Police want to question the balding white man who looks to be in his 40's. He was recorded peeling off his black sweatshirt, exposing a red shirt. He then walked away from the scene, and suspiciously glanced back.
There are more than 200 surveillance cameras in Times Square, and literally every angle is covered. Police are now scouring every frame of surveillance footage, trying to find the person responsible for the terrifying terror plot.
The drama unfolded in the middle of the "Crossroads of the World." The 1993 Nissan Pathfinder was parked steps away from Broadway's Great White Way, where thousands of tourists flock to shows like The Lion King.
As the hunt continues for the person of interest, heroes have emerged from the near-tragedy.
Street vendor Duane Jackson was selling handbags on Schubert Alley in New York's famed theater district when he noticed something frightening.
"There were keys in the ignition and why would somebody park right in the turning lane where the buses are?
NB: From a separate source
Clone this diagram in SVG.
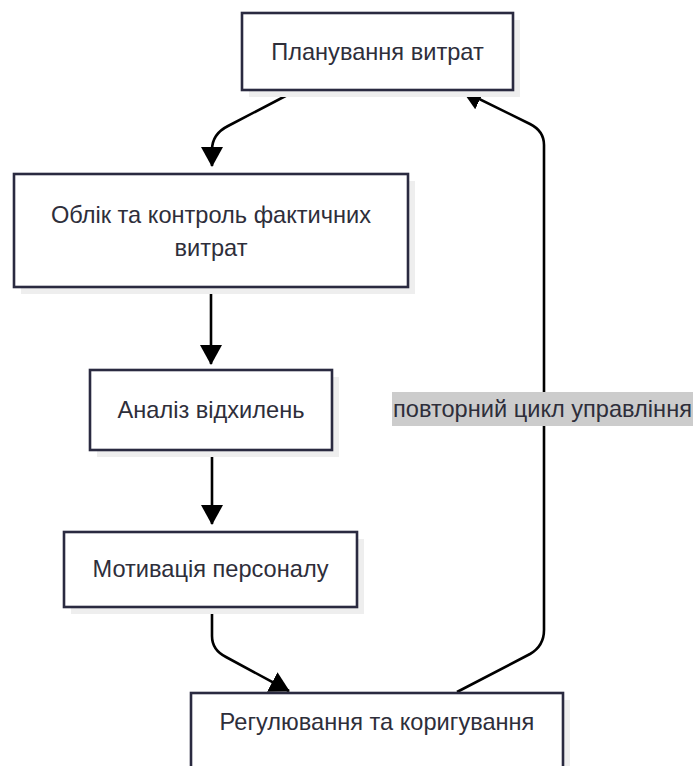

The windows were dark on the sides and on the back so we couldn't see anything, and I guess maybe two to three minutes after, the smoke started coming out of the back," Jackson tells INSIDE EDITION.
The 58-year-old Vietnam vet quickly alerted a police officer about the smoking car
Mounted officer Wayne Rhatigan was that officer. He sprang into action, beginning a massive evacuation of Times Square.
The heroic cop was rewarded for a job well done. Mayor Mike Bloomberg took him out to a swanky dinner. They dined just two blocks from where the chaos took place to show Times Square is safe once again.
INSIDE EDITION was there as vendor Duane Jackson went back to where it all happened. He was swarmed by cameras and got a rousing ovation from grateful tourists New Yorkers.
No one looked as proud as Jackson's beaming daughter, who gave her father a warm hug. It was a touching moment for the man who saved Times Square.